China is a huge and fast-growing electric vehicle (EV) market. From the start of 2021 through November, the number of EVs sold in China rose 178% year over year. China accounted for more than 40% of the global EV sales in the first half of the year. Consequently, all the top EV makers are trying to capture a share of this rapidly growing pie.
Nio (NIO -4.21%) has managed to make a place for itself in the domestic Chinese market. Let's discuss how the company may fare in 2022 and beyond.
Nio's impressive growth
Nio has grown significantly in the seven years since its founding in November 2014. The company, which launched its first car in 2016, has delivered 156,581 vehicles so far. Of these, 80,940 vehicles were delivered in 2021 (as of the end of November). Nio's year-to-date deliveries through Nov. 30 rose 120.4% year over year. Despite its competition, the impressive growth points toward a robust demand for Nio's cars.
Nio currently sells three models -- the ES8, which is a six- or seven-seat SUV; the ES6, a five-seat SUV; and the EC6, a five-seat coupe SUV. Of these, the ES6 is Nio's top-selling model.
In 2022, Nio plans to introduce three new models. The company will start order confirmation of the ET7, a luxury sedan, in January and start deliveries at the end of March. Further, the company recently unveiled ET5, a midsize sedan. Deliveries of the ET5 are expected to commence in September 2022. The third planned model for 2022 is not yet unveiled. Overall, Nio has a solid product lineup for 2022, which should help boost its sales.
Beyond the Chinese market, Nio started deliveries of the ES8 in Norway in September. In 2022, the company plans to enter five more countries in Europe.
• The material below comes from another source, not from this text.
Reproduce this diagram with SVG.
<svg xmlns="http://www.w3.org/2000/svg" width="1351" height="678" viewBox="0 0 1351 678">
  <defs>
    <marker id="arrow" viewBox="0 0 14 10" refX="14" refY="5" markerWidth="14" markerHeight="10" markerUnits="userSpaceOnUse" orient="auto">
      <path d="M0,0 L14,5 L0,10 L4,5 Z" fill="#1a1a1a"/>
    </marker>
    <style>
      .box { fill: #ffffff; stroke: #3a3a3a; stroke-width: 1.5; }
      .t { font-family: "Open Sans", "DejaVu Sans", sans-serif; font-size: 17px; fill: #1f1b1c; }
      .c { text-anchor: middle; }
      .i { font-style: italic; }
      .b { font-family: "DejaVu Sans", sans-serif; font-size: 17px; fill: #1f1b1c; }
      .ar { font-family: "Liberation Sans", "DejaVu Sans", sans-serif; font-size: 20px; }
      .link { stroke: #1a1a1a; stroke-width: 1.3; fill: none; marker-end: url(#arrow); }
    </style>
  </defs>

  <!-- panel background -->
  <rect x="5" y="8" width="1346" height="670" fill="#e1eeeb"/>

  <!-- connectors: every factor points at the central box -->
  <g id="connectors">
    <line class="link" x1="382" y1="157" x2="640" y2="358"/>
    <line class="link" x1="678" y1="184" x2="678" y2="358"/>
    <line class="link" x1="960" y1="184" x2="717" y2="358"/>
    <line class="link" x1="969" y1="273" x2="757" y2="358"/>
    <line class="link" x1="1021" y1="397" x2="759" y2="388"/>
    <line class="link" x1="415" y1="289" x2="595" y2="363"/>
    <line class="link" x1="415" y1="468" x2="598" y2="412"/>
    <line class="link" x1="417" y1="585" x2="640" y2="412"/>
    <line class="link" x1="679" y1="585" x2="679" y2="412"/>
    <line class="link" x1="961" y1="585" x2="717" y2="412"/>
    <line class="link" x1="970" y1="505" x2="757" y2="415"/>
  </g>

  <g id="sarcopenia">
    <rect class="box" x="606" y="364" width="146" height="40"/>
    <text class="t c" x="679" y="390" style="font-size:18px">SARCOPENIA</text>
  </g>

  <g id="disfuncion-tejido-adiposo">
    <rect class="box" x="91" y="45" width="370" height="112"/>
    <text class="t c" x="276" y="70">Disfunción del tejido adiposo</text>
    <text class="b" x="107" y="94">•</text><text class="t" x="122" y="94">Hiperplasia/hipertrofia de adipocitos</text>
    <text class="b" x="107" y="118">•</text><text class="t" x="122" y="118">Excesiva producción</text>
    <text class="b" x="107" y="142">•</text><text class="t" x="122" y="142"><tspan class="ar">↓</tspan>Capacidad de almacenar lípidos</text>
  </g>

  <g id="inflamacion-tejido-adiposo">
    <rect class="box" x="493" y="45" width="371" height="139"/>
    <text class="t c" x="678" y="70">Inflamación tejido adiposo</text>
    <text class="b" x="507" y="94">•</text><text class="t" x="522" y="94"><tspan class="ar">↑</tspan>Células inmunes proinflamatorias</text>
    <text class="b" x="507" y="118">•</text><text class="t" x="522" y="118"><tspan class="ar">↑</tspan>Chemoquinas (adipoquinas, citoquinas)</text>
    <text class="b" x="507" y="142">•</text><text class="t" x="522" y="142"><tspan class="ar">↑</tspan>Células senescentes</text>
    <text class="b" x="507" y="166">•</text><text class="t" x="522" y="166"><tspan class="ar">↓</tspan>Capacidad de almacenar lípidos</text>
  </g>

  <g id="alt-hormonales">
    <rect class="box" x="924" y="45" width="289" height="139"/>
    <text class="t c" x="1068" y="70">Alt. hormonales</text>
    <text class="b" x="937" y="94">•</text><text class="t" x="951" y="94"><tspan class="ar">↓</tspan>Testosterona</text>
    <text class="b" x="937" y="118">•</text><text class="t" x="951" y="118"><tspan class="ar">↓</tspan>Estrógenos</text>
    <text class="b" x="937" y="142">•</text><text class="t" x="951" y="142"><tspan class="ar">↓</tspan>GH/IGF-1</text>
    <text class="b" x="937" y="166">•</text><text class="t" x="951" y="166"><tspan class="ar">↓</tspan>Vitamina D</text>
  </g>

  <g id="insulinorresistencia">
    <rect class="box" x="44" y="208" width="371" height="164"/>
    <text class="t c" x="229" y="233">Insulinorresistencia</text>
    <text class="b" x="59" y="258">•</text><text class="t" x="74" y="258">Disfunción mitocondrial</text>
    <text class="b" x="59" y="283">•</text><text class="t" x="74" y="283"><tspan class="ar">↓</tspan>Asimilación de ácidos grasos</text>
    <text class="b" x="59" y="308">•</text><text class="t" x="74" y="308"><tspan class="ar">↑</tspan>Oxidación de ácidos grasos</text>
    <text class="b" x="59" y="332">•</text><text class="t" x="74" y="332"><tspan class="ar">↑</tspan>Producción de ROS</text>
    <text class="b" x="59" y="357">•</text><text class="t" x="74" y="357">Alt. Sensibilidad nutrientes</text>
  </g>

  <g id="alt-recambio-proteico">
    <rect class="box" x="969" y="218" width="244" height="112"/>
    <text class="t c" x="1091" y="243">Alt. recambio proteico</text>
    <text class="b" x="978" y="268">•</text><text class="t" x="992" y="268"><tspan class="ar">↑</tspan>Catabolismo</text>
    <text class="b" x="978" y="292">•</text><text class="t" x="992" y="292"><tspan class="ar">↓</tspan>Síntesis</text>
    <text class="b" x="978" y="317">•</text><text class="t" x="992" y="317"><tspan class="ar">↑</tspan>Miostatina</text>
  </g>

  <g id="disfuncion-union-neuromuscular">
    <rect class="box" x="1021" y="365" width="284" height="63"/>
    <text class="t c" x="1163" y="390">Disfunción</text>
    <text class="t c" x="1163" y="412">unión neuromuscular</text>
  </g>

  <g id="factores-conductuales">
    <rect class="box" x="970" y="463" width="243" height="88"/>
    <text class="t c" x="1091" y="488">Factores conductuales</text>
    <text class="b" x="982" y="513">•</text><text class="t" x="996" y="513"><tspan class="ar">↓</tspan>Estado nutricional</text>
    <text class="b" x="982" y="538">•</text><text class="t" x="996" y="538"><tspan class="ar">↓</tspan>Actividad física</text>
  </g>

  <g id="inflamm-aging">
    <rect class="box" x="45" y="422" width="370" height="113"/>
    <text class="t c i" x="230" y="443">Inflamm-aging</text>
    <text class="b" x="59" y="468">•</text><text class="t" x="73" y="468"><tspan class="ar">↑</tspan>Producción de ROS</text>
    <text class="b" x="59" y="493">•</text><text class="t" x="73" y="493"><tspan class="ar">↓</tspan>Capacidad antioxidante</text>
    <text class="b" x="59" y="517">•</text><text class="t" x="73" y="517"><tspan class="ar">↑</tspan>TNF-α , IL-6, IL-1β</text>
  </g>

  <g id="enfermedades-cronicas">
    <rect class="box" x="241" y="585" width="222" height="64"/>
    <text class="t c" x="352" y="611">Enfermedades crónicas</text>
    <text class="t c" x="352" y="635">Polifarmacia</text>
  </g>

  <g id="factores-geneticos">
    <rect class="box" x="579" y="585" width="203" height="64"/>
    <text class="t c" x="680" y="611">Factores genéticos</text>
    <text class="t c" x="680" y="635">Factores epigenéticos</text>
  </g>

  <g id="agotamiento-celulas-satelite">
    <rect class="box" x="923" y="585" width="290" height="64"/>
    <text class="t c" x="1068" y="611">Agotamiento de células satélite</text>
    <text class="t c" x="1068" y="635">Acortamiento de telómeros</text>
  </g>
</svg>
What could support Nio's long-term growth
Nio has grown significantly over the years, and the company has solid plans for the coming years. However, the company faces tremendous competition from EV start-ups as well as legacy car companies. Nio's quality products, cutting-edge technology, and a strong network of swapping and charging stations could give it an edge over the competition.
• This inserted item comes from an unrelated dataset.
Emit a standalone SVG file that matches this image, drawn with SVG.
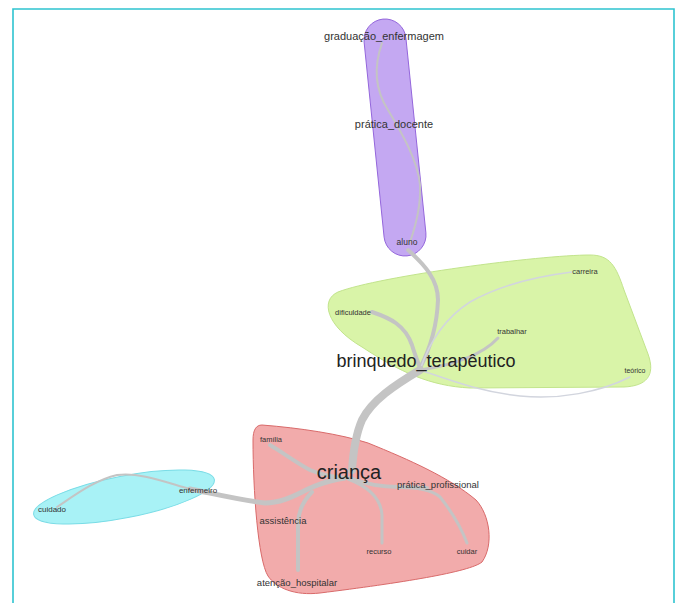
<svg xmlns="http://www.w3.org/2000/svg" width="680" height="603" viewBox="0 0 680 603">
<style>
.lbl{font-family:"Liberation Sans",Arial,sans-serif;fill:#333;text-anchor:middle}
.e{fill:none;stroke:#c4c4c4;stroke-linecap:round}
.thin{fill:none;stroke:#d2d5de;stroke-width:1.5;stroke-linecap:round}
</style>
<rect width="680" height="603" fill="#fff"/>
<path d="M13,606 L13,9 L674,9 L674,606" fill="none" stroke="#2ec4d0" stroke-width="1.6"/>
<g id="hulls">
<path id="hull-purple" d="M364.1,42.1 A21,21 0 0 1 405.9,37.9 L425.9,232.9 A21,21 0 0 1 384.1,237.1 Z" fill="#c4a8f2" stroke="#9466dc" stroke-width="1"/>
<path id="hull-green" d="M338,292 C380,276 540,255 590,255 C610,255 616,266 624,290 L648,354 C656,376 646,386 624,387 L470,388 C430,386 400,372 362,347 C326,326 320,300 338,292 Z" fill="#d9f4a8" stroke="#c2e48c" stroke-width="1"/>
<path id="hull-pink" d="M262,425 C300,428 340,434 368,443 C410,460 450,478 476,500 C490,515 494,545 482,562 C470,572 400,583 320,593 C295,596 276,588 268,576 C258,560 253,490 253,440 C253,430 256,425 262,425 Z" fill="#f2abab" stroke="#d96a6a" stroke-width="1"/>
<ellipse id="hull-cyan" cx="124" cy="497" rx="92" ry="21" transform="rotate(-11 124 497)" fill="#a8f2f6" stroke="#7adce6" stroke-width="1"/>
</g>
<g id="connectors">
<path class="e" stroke-width="2" d="M382,43 C376,60 372,85 388,110 C400,130 418,160 420,185 C421,205 416,225 410,242"/>
<path class="e" stroke-width="4" d="M408,250 C425,265 438,280 438,300 C437,325 432,345 420,368"/>
<path class="e" stroke-width="4" d="M372,312 C390,318 405,325 412,345 C415,355 418,362 420,368"/>
<path class="e" stroke-width="3" d="M498,338 C485,352 460,364 420,370"/>
<path class="thin" d="M572,272 C540,276 500,285 470,302 C445,318 430,340 420,370"/>
<path class="thin" d="M630,377 C600,392 560,400 520,396 C480,392 450,380 420,370"/>
<path class="e" stroke-width="8" d="M420,370 C395,385 372,400 362,420 C355,436 353,455 352,470"/>
<path class="e" stroke-width="4" d="M270,445 C282,452 295,462 310,470 C322,475 332,477 345,478"/>
<path class="e" stroke-width="2" d="M57,507 C75,495 95,480 117,475 C140,472 165,482 190,489"/>
<path class="e" stroke-width="5" d="M190,489 C215,494 240,500 265,503 C285,503 300,492 315,486 C328,481 338,479 345,478"/>
<path class="e" stroke-width="4" d="M298,570 L298,525 C298,510 304,500 312,492"/>
<path class="e" stroke-width="3" d="M382,543 L382,515 C381,500 372,488 348,479"/>
<path class="e" stroke-width="4" d="M350,478 C365,484 380,487 400,487 L427,488"/>
<path class="e" stroke-width="3" d="M467,543 C462,530 452,512 440,497 C432,490 420,488 405,487"/>
</g>
<g id="n-graduacao_enfermagem"><text class="lbl" x="384" y="40" font-size="11">graduação_enfermagem</text></g>
<g id="n-pratica_docente"><text class="lbl" x="394" y="128" font-size="11">prática_docente</text></g>
<g id="n-aluno"><text class="lbl" x="407" y="245" font-size="8.5">aluno</text></g>
<g id="n-dificuldade"><text class="lbl" x="353" y="315" font-size="7.5">dificuldade</text></g>
<g id="n-carreira"><text class="lbl" x="585" y="274" font-size="7.5">carreira</text></g>
<g id="n-trabalhar"><text class="lbl" x="512" y="334" font-size="7.5">trabalhar</text></g>
<g id="n-brinquedo_terapeutico"><text class="lbl" x="426" y="367" font-size="18" style="fill:#222">brinquedo_terapêutico</text></g>
<g id="n-teorico"><text class="lbl" x="635" y="373" font-size="7">teórico</text></g>
<g id="n-familia"><text class="lbl" x="271" y="442" font-size="7.5">família</text></g>
<g id="n-crianca"><text class="lbl" x="349" y="479" font-size="20" style="fill:#222">criança</text></g>
<g id="n-pratica_profissional"><text class="lbl" x="438" y="488" font-size="9.5">prática_profissional</text></g>
<g id="n-enfermeiro"><text class="lbl" x="198" y="493" font-size="8">enfermeiro</text></g>
<g id="n-cuidado"><text class="lbl" x="52" y="512" font-size="8">cuidado</text></g>
<g id="n-assistencia"><text class="lbl" x="283" y="524" font-size="9.5">assistência</text></g>
<g id="n-recurso"><text class="lbl" x="379" y="554" font-size="7.5">recurso</text></g>
<g id="n-cuidar"><text class="lbl" x="467" y="554" font-size="7.5">cuidar</text></g>
<g id="n-atencao_hospitalar"><text class="lbl" x="297" y="586" font-size="9.5">atenção_hospitalar</text></g>
</svg>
Some attractive technology features of the recently unveiled ET5 include a digital cockpit with AR and VR technologies, a monthly subscription for autonomous driving updates, and various battery options from a 75-kilowatt-hour (kWh) standard range battery to a 150-kWh battery, which can offer a range of 620 miles.
The company has installed 700 battery swapping stations so far, more than 3,000 fast chargers, and 3,319 destination chargers across the country. Moreover, it has connected with over 430,000 third-party charging stations. By the end of 2022, Nio intends to have over 1,300 battery swap stations, 6,000 fast chargers, and 10,000 destination chargers.
Users can swap a discharged battery with a charged one or go for an upgraded battery at Nio's battery swap stations. It takes just three minutes to swap a battery. Swapping the battery is an attractive option in China, as evidenced by over 5.3 million swaps done at Nio swap stations so far.
Finally, Nio is expanding its production capacity to meet the growing demand for its cars. The company is building a second manufacturing facility at NeoPark in Hefei. The facility is expected to become operational in the third quarter of 2022.
The EV stock looks attractive
As of this writing, Nio stock is more than 50% off its high price in 2021. It still sports a price-to-sales ratio of 9, which isn't cheap.
However, the P/S ratio has improved significantly from the stock's ratio at the start of the year, which was over 30. Similarly, Nio's market capitalization looks better than that of Lucid or Rivian, both of which have very little sales history.
All in all, 2022 could be a good time to add Nio stock to your EV portfolio.